Consider the case of blind musical auditions, whether for symphony orchestras or for NBC's The Voice (which concluded its eighth season this week). Although these auditions pose as exemplary meritocratic procedures, they suppress conversations about why anonymizing operations are needed in the first place. Accused of discriminating against female trombonists or unattractive singers? Throw up a screen or turn your chair around, and purport to listen solely for merit by cutting all other human variables out of the equation. At best, the gimmick puts a Band-Aid on prejudice; at worst, it covers up grievous wounds that, if left untended, may fester and spread. We like to think that putting on blinders means we've done right by society. This imaginative fiction lets all of us off the hook.

Yes, a meritocratic society can be virtuous and productive. Its currency is hope. But we cannot presume it's free. The cost? People, plural. I mean the myriad aspects that make living matter--identity, love, diversity, and the idiosyncrasies that truly make all the difference in the world. How much longer can we afford to cover up these differences by literally turning our backs on one another?

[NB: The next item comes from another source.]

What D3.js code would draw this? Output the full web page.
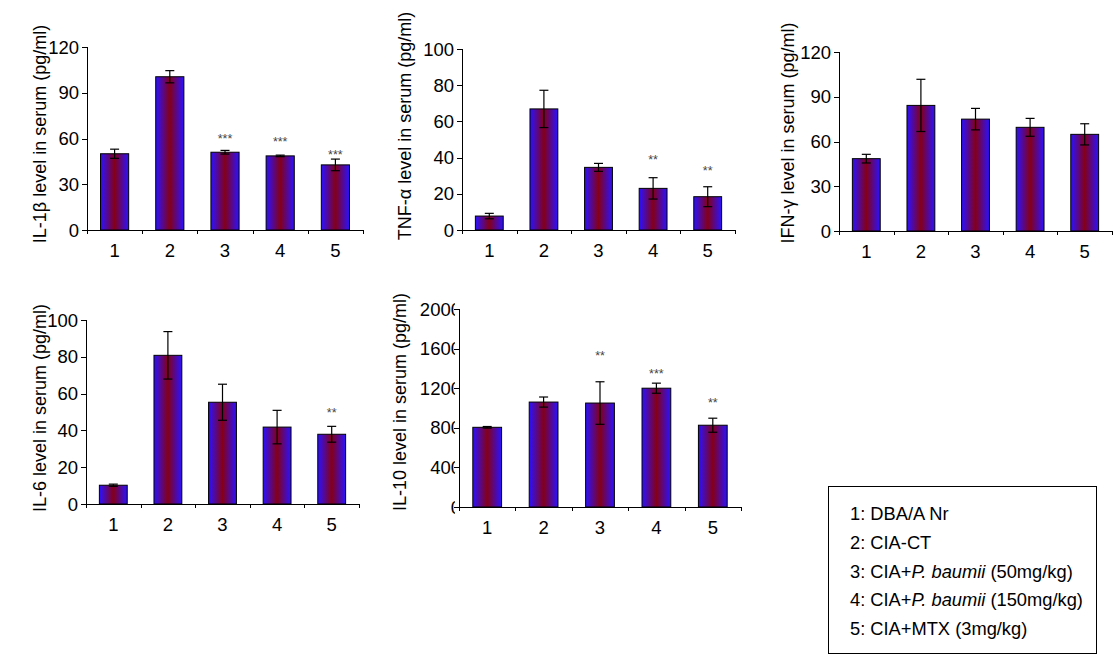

The American Dream is dead. Long live the American Dream. Such declarations clash and reverberate daily along the social chasms carved into the nation's soul and soil. Debates about meritocracy separate cynics from romantics, pessimists from Pollyannas. Subscribers to the Dream will tell you that it's what has gotten civilization this far, so it can take us even farther. The tougher question is where we're headed if we don't start opening our eyes.

As Fiorina appeals to voters who "believe it's time to declare the end of identity politics," the raging coast-to-coast protests would have us believe the conversation has hardly begun.

In our perpetual race to get ahead by "merit alone," we would do well--more importantly, do good--by reflecting on what and who we're willing to leave behind.

It just might be a piece of ourselves.